-- BEGIN INPUT --
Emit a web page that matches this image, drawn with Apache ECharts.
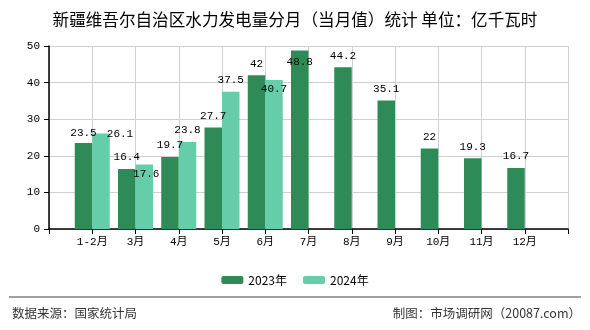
<!DOCTYPE html>
<html>
<head>
<meta charset="utf-8">
<script src="https://cdn.jsdelivr.net/npm/echarts@6/dist/echarts.min.js"></script>
<style>html,body{margin:0;padding:0;background:#fff;}#c{width:590px;height:330px;}</style>
</head>
<body>
<div id="c"></div>
<script>
var categories = ['', '1-2月', '3月', '4月', '5月', '6月', '7月', '8月', '9月', '10月', '11月', '12月', ''];
var values2023 = [null, 23.5, 16.4, 19.7, 27.7, 42, 48.8, 44.2, 35.1, 22, 19.3, 16.7, null];
var values2024 = [null, 26.1, 17.6, 23.8, 37.5, 40.7, null, null, null, null, null, null, null];
var yTicks = [0, 10, 20, 30, 40, 50];
var seriesNames = ['2023年', '2024年'];

// label nudges (per category index) to mimic original label placement
var off2023 = {1: [0, 2], 6: [0, 23]};
var off2024 = {1: [19, 12], 2: [2, 21], 5: [0, 21]};

var monoFont = "'Liberation Mono','Noto Sans CJK SC',monospace";
function mk(vals, offs) {
  return vals.map(function (v, i) {
    if (v === null) return null;
    var o = { value: v };
    if (offs[i]) o.label = { offset: offs[i] };
    return o;
  });
}

var chart = echarts.init(document.getElementById('c'), null, {renderer: 'canvas'});
chart.setOption({
  animation: false,
  backgroundColor: '#fff',
  title: {
    text: '新疆维吾尔自治区水力发电量分月（当月值）统计 单位：亿千瓦时',
    left: 'center', top: 6,
    textStyle: {fontFamily: "'Noto Sans CJK SC'", fontSize: 16.6, fontWeight: 'normal', color: '#000'}
  },
  legend: {
    data: seriesNames,
    left: 'center', top: 269,
    itemWidth: 22, itemHeight: 8, itemGap: 16,
    textStyle: {fontFamily: "'Noto Sans CJK SC'", fontSize: 12, color: '#000'}
  },
  grid: {left: 49, right: 22, top: 46, bottom: 101, containLabel: false},
  xAxis: {
    type: 'category',
    data: categories,
    boundaryGap: false,
    axisLine: {lineStyle: {color: '#000', width: 1.5}},
    axisTick: {show: true, interval: 0, length: 5, lineStyle: {color: '#000'}},
    axisLabel: {interval: 0, margin: 8, color: '#000', fontFamily: monoFont, fontSize: 11},
    splitLine: {show: true, interval: 0, lineStyle: {color: '#d0d0d0', width: 1}}
  },
  yAxis: {
    type: 'value',
    min: yTicks[0], max: yTicks[yTicks.length - 1], interval: 10,
    axisLine: {show: true, lineStyle: {color: '#000', width: 1.5}},
    axisTick: {show: true, length: 5, lineStyle: {color: '#000'}},
    axisLabel: {margin: 9, color: '#000', fontFamily: monoFont, fontSize: 11},
    splitLine: {show: true, lineStyle: {color: '#d0d0d0', width: 1}}
  },
  series: [
    {
      name: seriesNames[0], type: 'bar', barWidth: 17.5, barGap: '0%',
      itemStyle: {color: '#2e8b57'},
      label: {show: true, position: 'top', distance: 6, color: '#000', fontFamily: monoFont, fontSize: 11},
      data: mk(values2023, off2023)
    },
    {
      name: seriesNames[1], type: 'bar', barWidth: 17.5, barGap: '0%',
      itemStyle: {color: '#66cdaa'},
      label: {show: true, position: 'top', distance: 6, color: '#000', fontFamily: monoFont, fontSize: 11},
      data: mk(values2024, off2024)
    }
  ],
  graphic: [
    {type: 'line', shape: {x1: 9, y1: 297, x2: 581, y2: 297}, style: {stroke: '#808080', lineWidth: 1.5}},
    {type: 'text', left: 12, top: 307, style: {text: '数据来源：国家统计局', fontFamily: "'Noto Sans CJK SC'", fontSize: 12.5, fill: '#333'}},
    {type: 'text', right: 9, top: 307, style: {text: '制图：市场调研网（20087.com）', fontFamily: "'Noto Sans CJK SC'", fontSize: 12.5, fill: '#333'}}
  ]
});
</script>
</body>
</html>
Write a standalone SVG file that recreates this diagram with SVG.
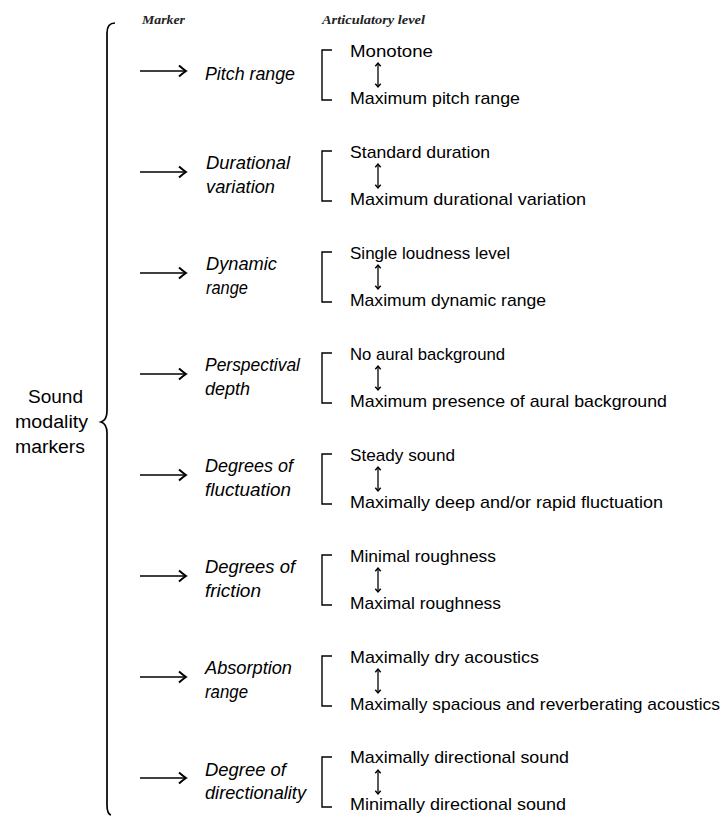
-- END INPUT --
PROBLEM DESCRIPTION –
Give the entries again word for word, but skip the pictures.

FULL RESPONSE –
Emit a web page that matches this image, drawn with Apache ECharts.
<!DOCTYPE html>
<html>
<head>
<meta charset="utf-8">
<script src="https://cdn.jsdelivr.net/npm/echarts@6/dist/echarts.min.js"></script>
<style>html,body{margin:0;padding:0;background:#fff;}#c{width:590px;height:330px;}</style>
</head>
<body>
<div id="c"></div>
<script>
var categories = ['', '1-2月', '3月', '4月', '5月', '6月', '7月', '8月', '9月', '10月', '11月', '12月', ''];
var values2023 = [null, 23.5, 16.4, 19.7, 27.7, 42, 48.8, 44.2, 35.1, 22, 19.3, 16.7, null];
var values2024 = [null, 26.1, 17.6, 23.8, 37.5, 40.7, null, null, null, null, null, null, null];
var yTicks = [0, 10, 20, 30, 40, 50];
var seriesNames = ['2023年', '2024年'];

// label nudges (per category index) to mimic original label placement
var off2023 = {1: [0, 2], 6: [0, 23]};
var off2024 = {1: [19, 12], 2: [2, 21], 5: [0, 21]};

var monoFont = "'Liberation Mono','Noto Sans CJK SC',monospace";
function mk(vals, offs) {
  return vals.map(function (v, i) {
    if (v === null) return null;
    var o = { value: v };
    if (offs[i]) o.label = { offset: offs[i] };
    return o;
  });
}

var chart = echarts.init(document.getElementById('c'), null, {renderer: 'canvas'});
chart.setOption({
  animation: false,
  backgroundColor: '#fff',
  title: {
    text: '新疆维吾尔自治区水力发电量分月（当月值）统计 单位：亿千瓦时',
    left: 'center', top: 6,
    textStyle: {fontFamily: "'Noto Sans CJK SC'", fontSize: 16.6, fontWeight: 'normal', color: '#000'}
  },
  legend: {
    data: seriesNames,
    left: 'center', top: 269,
    itemWidth: 22, itemHeight: 8, itemGap: 16,
    textStyle: {fontFamily: "'Noto Sans CJK SC'", fontSize: 12, color: '#000'}
  },
  grid: {left: 49, right: 22, top: 46, bottom: 101, containLabel: false},
  xAxis: {
    type: 'category',
    data: categories,
    boundaryGap: false,
    axisLine: {lineStyle: {color: '#000', width: 1.5}},
    axisTick: {show: true, interval: 0, length: 5, lineStyle: {color: '#000'}},
    axisLabel: {interval: 0, margin: 8, color: '#000', fontFamily: monoFont, fontSize: 11},
    splitLine: {show: true, interval: 0, lineStyle: {color: '#d0d0d0', width: 1}}
  },
  yAxis: {
    type: 'value',
    min: yTicks[0], max: yTicks[yTicks.length - 1], interval: 10,
    axisLine: {show: true, lineStyle: {color: '#000', width: 1.5}},
    axisTick: {show: true, length: 5, lineStyle: {color: '#000'}},
    axisLabel: {margin: 9, color: '#000', fontFamily: monoFont, fontSize: 11},
    splitLine: {show: true, lineStyle: {color: '#d0d0d0', width: 1}}
  },
  series: [
    {
      name: seriesNames[0], type: 'bar', barWidth: 17.5, barGap: '0%',
      itemStyle: {color: '#2e8b57'},
      label: {show: true, position: 'top', distance: 6, color: '#000', fontFamily: monoFont, fontSize: 11},
      data: mk(values2023, off2023)
    },
    {
      name: seriesNames[1], type: 'bar', barWidth: 17.5, barGap: '0%',
      itemStyle: {color: '#66cdaa'},
      label: {show: true, position: 'top', distance: 6, color: '#000', fontFamily: monoFont, fontSize: 11},
      data: mk(values2024, off2024)
    }
  ],
  graphic: [
    {type: 'line', shape: {x1: 9, y1: 297, x2: 581, y2: 297}, style: {stroke: '#808080', lineWidth: 1.5}},
    {type: 'text', left: 12, top: 307, style: {text: '数据来源：国家统计局', fontFamily: "'Noto Sans CJK SC'", fontSize: 12.5, fill: '#333'}},
    {type: 'text', right: 9, top: 307, style: {text: '制图：市场调研网（20087.com）', fontFamily: "'Noto Sans CJK SC'", fontSize: 12.5, fill: '#333'}}
  ]
});
</script>
</body>
</html>
Write a standalone SVG file that recreates this diagram with SVG.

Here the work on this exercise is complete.